On December 6, 1933, the ban on James Joyce's "Ulysses" in the United States was lifted. From the article:
"By THE NEW YORK TIMES
James Joyce's "Ulysses," a novel which has been banned from the United States by customs censors on the ground that it might cause American readers to harbor "impure and lustful thoughts," found a champion yesterday in the United States District Court.
Federal Judge John M. Woolsey, after devoting almost a month of his time to reading the book, ruled in an opinion which he filed in court that "Ulysses" not only was not obscene in a legal sense, but that it was a work of literary merit.
Under the ruling the book will be published here in unexpurgated form in Jan. 20 by Random House. It will contain an introduction especially written for it by Joyce and also the full decision of Judge Woolsey, which was considered here to establish a precedent in interpretation of "obscenity."
Judge Woolsey held in brief that single passages could not be isolated from a literary work in determining whether or not the work as a whole was pornographic.
He defended Joyce's purpose in writing "Ulysses" and suggested that attacks against the book had been occasioned because "Joyce has been loyal to his technique and has not funked its necessary implications."
The court, expressing its own reaction to a reading of the book, found it to be "brilliant" and at the same time "dull." It had not been "easy to read," he noted, nor had it been clear in all places, though in other places it was thoroughly intelligible.
No "Dirt for Dirt Sake."
"In many places," Judge Woolsey wrote, "it seems to me to be disgusting," but nothing, he added, had been included in it as "dirt for dirt sake."
Before announcing his decision Judge Woolsey noted that he had read the whole book and had given special attention to passages singled out by the government as objectionable.
"I am quite aware," he concluded, "that owing to some of its scenes 'Ulysses' is a rather strong draught to ask some sensitive though normal person to take. But my considered opinion, after long reflection, is that whilst in many places the effect of Ulysses of the reader undoubtedly is somewhat emetic, nowhere does it tend to be an aphrodisiac.
"'Ulysses' may, therefore, be admitted into the United States."
Judge Woolsey directed that a copy of the book which the custom censors had seized as it entered this port from Europe be surrendered to Random House, Inc., the assignee. Samuel C. Coleman, Assistant United States Attorney, who brought the matter to the court's attention, said that the decision, in his opinion, was a masterpiece and "thoroughly wholesome."
Judge Woolsey began his opinion by saying that he believed "Ulysses" to be "a sincere and serious attempt to devise a new literary method for the observation and description of mankind."
He explained that in arriving at his conclusions he had also weighed the merits of other books of the same school. He described these books as "satellites of 'Ulysses.'"
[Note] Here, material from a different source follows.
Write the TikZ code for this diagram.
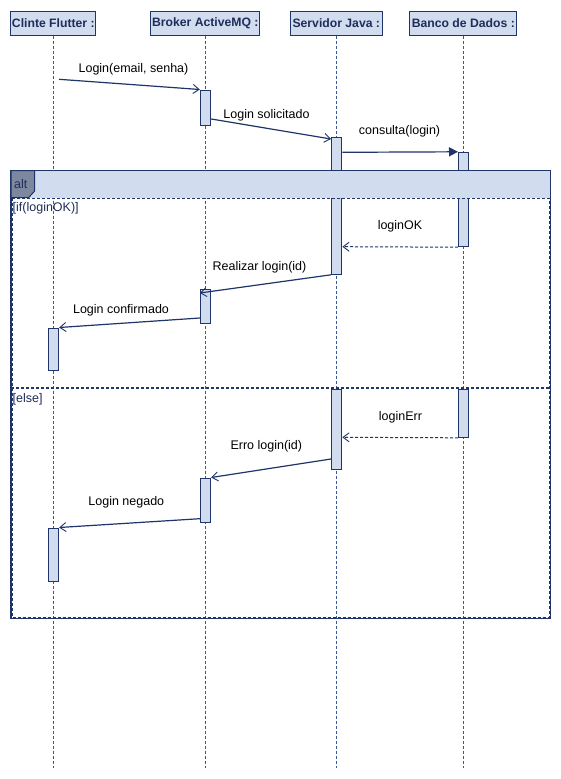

Holds Purpose Not Obscene.
The principal question he had to solve, the court suggested, was whether or not Joyce's purpose in writing the book had been pornographic.
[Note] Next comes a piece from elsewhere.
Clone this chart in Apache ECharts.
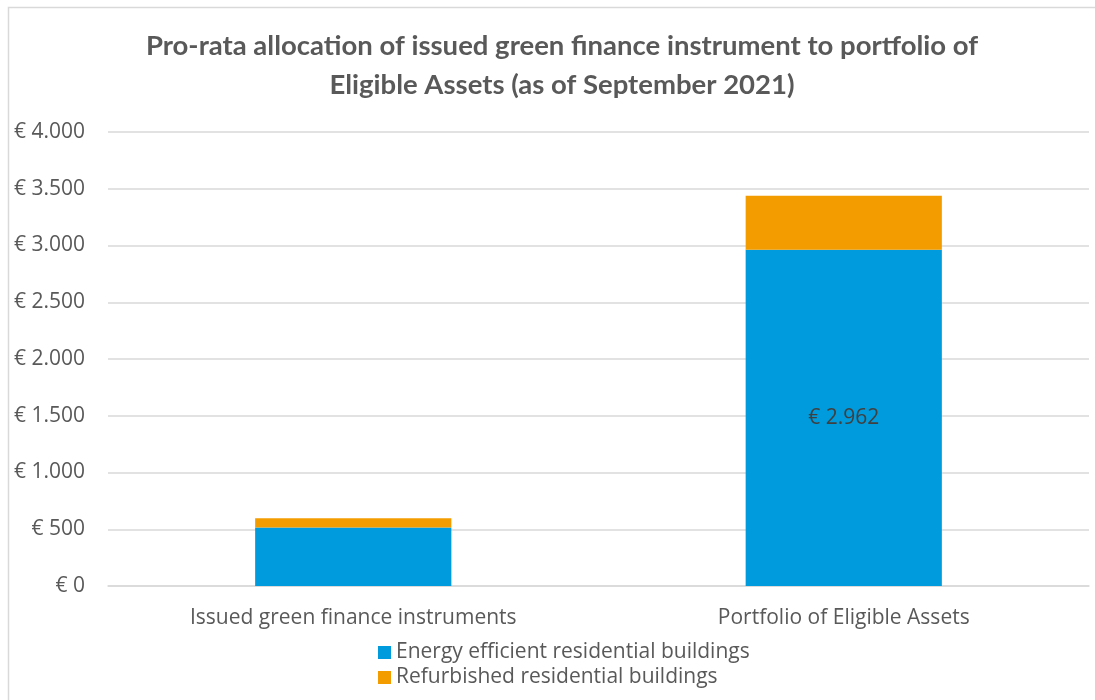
<!DOCTYPE html>
<html>
<head>
    <meta charset="utf-8">
    <title>Pro-rata allocation</title>
    <script src="https://cdn.jsdelivr.net/npm/echarts@6/dist/echarts.min.js"></script>
    <style>
        html, body { margin: 0; padding: 0; background: #fff; }
        #main { width: 1095px; height: 700px; }
    </style>
</head>
<body>
<div id="main"></div>
<script type="text/javascript">
    // data
    var categories = ['Issued green finance instruments', 'Portfolio of Eligible Assets'];
    var energyEfficient = [515, 2962];
    var refurbished = [82, 477];
    var seriesNames = ['Energy efficient residential buildings', 'Refurbished residential buildings'];

    var fontFam = '"Open Sans", sans-serif';
    var titleFam = 'Lato, sans-serif';

    function euro(v) {
        return '€ ' + String(v).replace(/\B(?=(\d{3})+(?!\d))/g, '.');
    }

    var myChart = echarts.init(document.getElementById('main'));

    // only the blue bar of the portfolio has a label
    var blueData = energyEfficient.map(function (v, i) {
        return {
            value: v,
            label: { show: i === 1 }
        };
    });

    var option = {
        animation: false,
        textStyle: { fontFamily: fontFam },
        title: {
            text: 'Pro-rata allocation of issued green finance instrument to portfolio of\nEligible Assets (as of September 2021)',
            left: 557,
            textAlign: 'center',
            top: 22,
            textStyle: {
                fontFamily: titleFam,
                fontSize: 27.5,
                fontWeight: 'bold',
                color: '#595959',
                lineHeight: 39
            }
        },
        graphic: [{
            type: 'rect',
            shape: { x: 8.5, y: 7.5, width: 1200, height: 800 },
            style: { fill: 'none', stroke: '#d9d9d9', lineWidth: 1.5 },
            silent: true
        }],
        legend: {
            orient: 'vertical',
            left: 373,
            top: 637,
            itemWidth: 13,
            itemHeight: 13,
            itemGap: 4,
            icon: 'rect',
            textStyle: { fontFamily: fontFam, fontSize: 21, color: '#595959' },
            data: seriesNames
        },
        grid: {
            left: 108,
            right: 6,
            top: 132,
            bottom: 114,
            containLabel: false
        },
        xAxis: {
            type: 'category',
            data: categories,
            axisLine: { lineStyle: { color: '#d9d9d9', width: 1.5 } },
            axisTick: { show: false },
            axisLabel: { fontFamily: fontFam, fontSize: 21, color: '#595959', margin: 22 }
        },
        yAxis: {
            type: 'value',
            min: 0,
            max: 4000,
            interval: 500,
            axisLine: { show: false },
            axisTick: { show: false },
            splitLine: { lineStyle: { color: '#d9d9d9', width: 1.5 } },
            axisLabel: {
                fontFamily: fontFam,
                fontSize: 21,
                color: '#595959',
                margin: 23,
                formatter: euro
            }
        },
        series: [{
            name: seriesNames[0],
            type: 'bar',
            stack: 'total',
            barWidth: '40%',
            itemStyle: { color: '#009bdc' },
            label: {
                position: 'inside',
                fontFamily: fontFam,
                fontSize: 21,
                color: '#404040',
                formatter: function (p) { return euro(p.value); }
            },
            data: blueData
        }, {
            name: seriesNames[1],
            type: 'bar',
            stack: 'total',
            barWidth: '40%',
            itemStyle: { color: '#f39c00' },
            data: refurbished
        }]
    };

    myChart.setOption(option);
</script>
</body>
</html>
"In spite of its unusual frankness," he wrote, "I do not detect anywhere the leer of the sensualist. I hold, therefore, that it is not pornographic.
"In writing 'Ulysses' Joyce sought to make a serious experiment in a new if not wholly novel literary genre.
"Joyce has attempted- it seems to me with astonishing success- to show how the screen of the consciousness with its ever-shifting kaleidoscopic impressions carries as it were on a plastic palimpsest not only what is in the focus of each man's observation of the actual things about him, but also in a penumbral zone residua of past impressions, some recent and some drawn up by association from the domain of the subconscious.
"The words which are criticized as dirty are old Saxon words known to almost all men, and, I venture, to many women, and are such words as would be naturally and habitually used, I believe, by the types of folk whose life, physical and mental, Joyce is seeking to describe.
"If one does not wish to associate with such folks as Joyce describes, that is one's own choice."